Other than the birth of her kids – Slade is 11, and Steely just turned 6 – and maybe her wedding, there aren’t many greater memories than running through 10 rounds at the Thomas & Mack Center in Las Vegas, home of the NFR since 1985.

“That was definitely a dream come true,” she said of her inaugural run 17 seasons ago. “When you’re going, it’s so hard to get to the finals, but when you’re winning, it’s easy. That season started off good and we made it, and you don’t realize how hard it is to get there.

“In 2006, I ended up 16th. I hit a lot of barrels that winter. I think I ended up in the top 20 a couple of years after that. Then we had our kids. It seems like I’ve always rodeoed, but some years I just stayed in the circuit. As Slider got older, I had to pick and choose where I was going.”

Three seasons ago, Lord returned to the NFR, this time aboard Can Man, now a 13-year-old sorrel stallion. He was injured last fall, and she’s running barrels on a couple of Can Man’s 5-year-old colts.
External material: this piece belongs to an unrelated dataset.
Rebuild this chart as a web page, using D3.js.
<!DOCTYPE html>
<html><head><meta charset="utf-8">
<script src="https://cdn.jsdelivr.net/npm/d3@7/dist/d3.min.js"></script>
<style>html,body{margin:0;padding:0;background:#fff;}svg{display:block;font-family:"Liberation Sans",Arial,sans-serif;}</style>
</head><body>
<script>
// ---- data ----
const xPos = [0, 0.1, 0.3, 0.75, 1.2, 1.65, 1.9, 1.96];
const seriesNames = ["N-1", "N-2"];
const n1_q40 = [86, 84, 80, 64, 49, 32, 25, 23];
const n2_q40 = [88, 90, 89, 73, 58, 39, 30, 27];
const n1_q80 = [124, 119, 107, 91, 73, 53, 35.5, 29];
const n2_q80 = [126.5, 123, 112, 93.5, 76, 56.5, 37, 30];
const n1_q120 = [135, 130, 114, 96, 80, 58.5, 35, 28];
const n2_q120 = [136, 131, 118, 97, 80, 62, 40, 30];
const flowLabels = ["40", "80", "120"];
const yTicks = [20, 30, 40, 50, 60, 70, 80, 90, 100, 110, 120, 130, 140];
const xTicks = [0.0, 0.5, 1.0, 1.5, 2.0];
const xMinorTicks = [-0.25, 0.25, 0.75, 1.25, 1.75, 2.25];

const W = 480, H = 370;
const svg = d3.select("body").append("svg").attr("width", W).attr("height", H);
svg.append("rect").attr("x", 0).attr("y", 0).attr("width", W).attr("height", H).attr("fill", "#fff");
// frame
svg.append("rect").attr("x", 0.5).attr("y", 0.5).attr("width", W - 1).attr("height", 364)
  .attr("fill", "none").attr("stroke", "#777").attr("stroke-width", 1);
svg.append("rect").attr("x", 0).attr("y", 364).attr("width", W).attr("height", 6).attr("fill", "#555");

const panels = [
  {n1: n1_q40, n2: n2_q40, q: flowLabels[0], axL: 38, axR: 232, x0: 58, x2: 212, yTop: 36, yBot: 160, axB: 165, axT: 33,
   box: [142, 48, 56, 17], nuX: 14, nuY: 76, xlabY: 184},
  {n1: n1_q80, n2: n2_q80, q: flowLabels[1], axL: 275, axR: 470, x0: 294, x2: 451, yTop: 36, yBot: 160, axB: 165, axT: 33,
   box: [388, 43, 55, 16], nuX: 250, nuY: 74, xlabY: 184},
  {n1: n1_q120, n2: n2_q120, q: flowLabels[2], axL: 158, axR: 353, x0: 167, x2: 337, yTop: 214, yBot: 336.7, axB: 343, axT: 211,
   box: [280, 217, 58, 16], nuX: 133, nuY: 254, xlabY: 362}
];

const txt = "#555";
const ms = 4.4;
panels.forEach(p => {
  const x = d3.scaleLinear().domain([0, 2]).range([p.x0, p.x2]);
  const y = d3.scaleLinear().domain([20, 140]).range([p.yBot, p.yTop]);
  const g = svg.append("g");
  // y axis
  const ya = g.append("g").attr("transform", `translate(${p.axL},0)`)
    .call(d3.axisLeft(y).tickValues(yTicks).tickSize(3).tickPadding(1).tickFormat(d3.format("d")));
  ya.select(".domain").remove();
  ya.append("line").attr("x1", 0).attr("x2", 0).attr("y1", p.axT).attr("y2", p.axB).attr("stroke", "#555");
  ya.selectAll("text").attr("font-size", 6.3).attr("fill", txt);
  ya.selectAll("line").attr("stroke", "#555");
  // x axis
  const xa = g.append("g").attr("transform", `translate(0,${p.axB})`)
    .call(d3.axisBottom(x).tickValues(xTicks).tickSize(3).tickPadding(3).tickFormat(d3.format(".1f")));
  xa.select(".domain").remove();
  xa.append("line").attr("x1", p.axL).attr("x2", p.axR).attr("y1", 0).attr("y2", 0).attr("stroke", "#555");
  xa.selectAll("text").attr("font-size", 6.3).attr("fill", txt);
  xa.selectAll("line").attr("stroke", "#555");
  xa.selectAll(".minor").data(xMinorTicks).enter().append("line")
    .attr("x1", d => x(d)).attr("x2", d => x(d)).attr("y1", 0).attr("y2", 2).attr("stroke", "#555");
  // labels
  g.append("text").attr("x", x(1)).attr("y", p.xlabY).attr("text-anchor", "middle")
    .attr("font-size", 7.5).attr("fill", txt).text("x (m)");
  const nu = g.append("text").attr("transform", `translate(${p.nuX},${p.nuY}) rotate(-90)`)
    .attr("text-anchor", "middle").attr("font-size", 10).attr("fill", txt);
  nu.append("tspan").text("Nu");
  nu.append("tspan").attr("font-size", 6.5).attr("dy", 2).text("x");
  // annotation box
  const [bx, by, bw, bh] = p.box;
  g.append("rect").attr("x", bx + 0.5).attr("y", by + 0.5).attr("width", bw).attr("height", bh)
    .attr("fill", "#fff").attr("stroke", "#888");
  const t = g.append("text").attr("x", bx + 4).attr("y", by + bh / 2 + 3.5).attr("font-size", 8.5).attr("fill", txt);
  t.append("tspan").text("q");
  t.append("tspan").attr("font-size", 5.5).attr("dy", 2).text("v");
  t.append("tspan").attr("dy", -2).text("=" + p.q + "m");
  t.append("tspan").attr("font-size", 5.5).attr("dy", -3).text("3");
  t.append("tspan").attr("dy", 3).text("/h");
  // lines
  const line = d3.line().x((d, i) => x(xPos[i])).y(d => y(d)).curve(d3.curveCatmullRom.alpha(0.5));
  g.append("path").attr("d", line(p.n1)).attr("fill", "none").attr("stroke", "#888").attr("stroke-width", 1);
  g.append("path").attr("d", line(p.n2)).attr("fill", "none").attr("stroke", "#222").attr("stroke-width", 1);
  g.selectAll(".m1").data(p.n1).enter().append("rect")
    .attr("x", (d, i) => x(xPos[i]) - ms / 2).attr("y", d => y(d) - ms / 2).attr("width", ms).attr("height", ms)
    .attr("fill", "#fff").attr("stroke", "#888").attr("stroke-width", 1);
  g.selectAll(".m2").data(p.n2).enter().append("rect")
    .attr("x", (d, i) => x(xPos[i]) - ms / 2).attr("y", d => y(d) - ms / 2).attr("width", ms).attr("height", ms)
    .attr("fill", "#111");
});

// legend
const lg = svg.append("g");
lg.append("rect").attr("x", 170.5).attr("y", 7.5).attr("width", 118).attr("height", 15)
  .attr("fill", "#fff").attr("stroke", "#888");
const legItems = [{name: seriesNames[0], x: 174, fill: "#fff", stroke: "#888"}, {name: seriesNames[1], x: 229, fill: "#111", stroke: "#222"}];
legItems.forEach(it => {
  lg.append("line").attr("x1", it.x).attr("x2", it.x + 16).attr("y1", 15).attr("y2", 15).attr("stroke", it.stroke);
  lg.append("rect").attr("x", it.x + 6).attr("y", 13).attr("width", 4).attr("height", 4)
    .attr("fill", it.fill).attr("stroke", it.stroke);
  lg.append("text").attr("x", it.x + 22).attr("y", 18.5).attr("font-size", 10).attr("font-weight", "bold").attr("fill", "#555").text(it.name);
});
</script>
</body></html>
She was set to compete the second week of July at the NFR Open, the new name for the longstanding National Circuit Finals Rodeo. She’ll see how that goes and what kind of payday she can earn in Colorado Springs to decide her route for the rest of the season.
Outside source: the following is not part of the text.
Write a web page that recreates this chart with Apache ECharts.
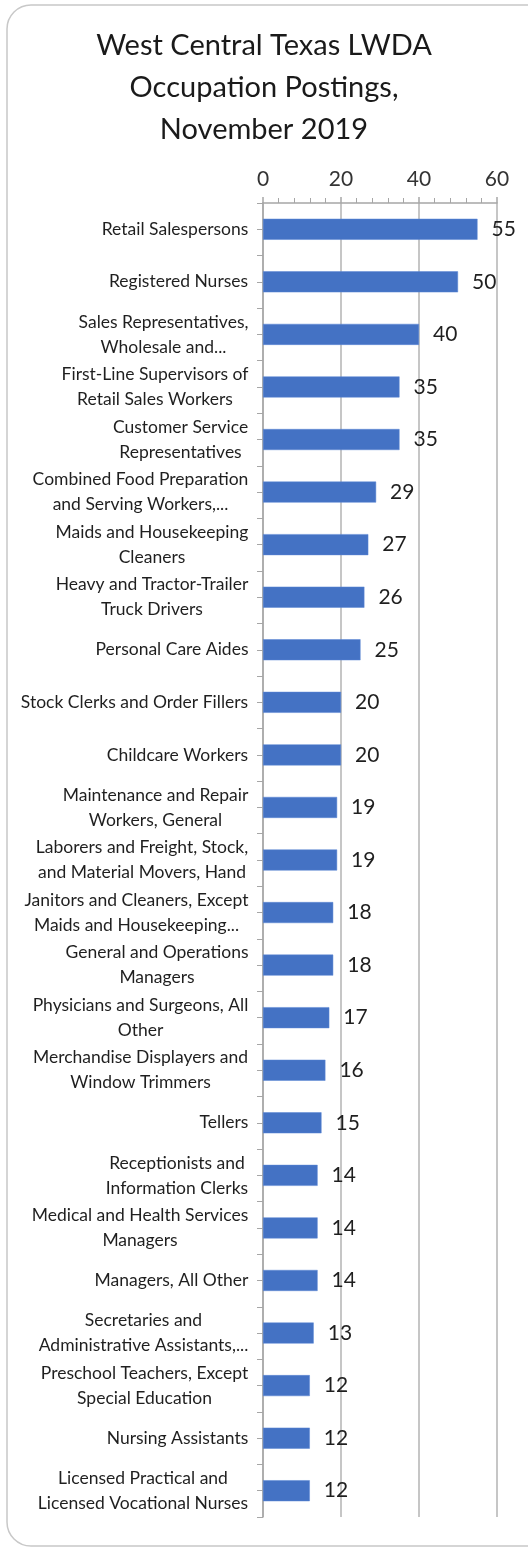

It doesn’t matter, though; she’s still going to find time to be with her family. She and Phy have horses and run a cow-calf operation in southeastern Colorado. He also competes in ranch rodeo – his team has won the Working Ranch Cowboys Association World Finals four times – but travels with his wife when possible.

“It seems like when we go to the rodeos, we go as a family,” Lord said. “it’s not easy to rodeo with kids, so my parents have always been really helpful to go with me. Phy’s parents are helpful on the ranch.

“Everything revolves around our family, so we’re very blessed in that aspect.”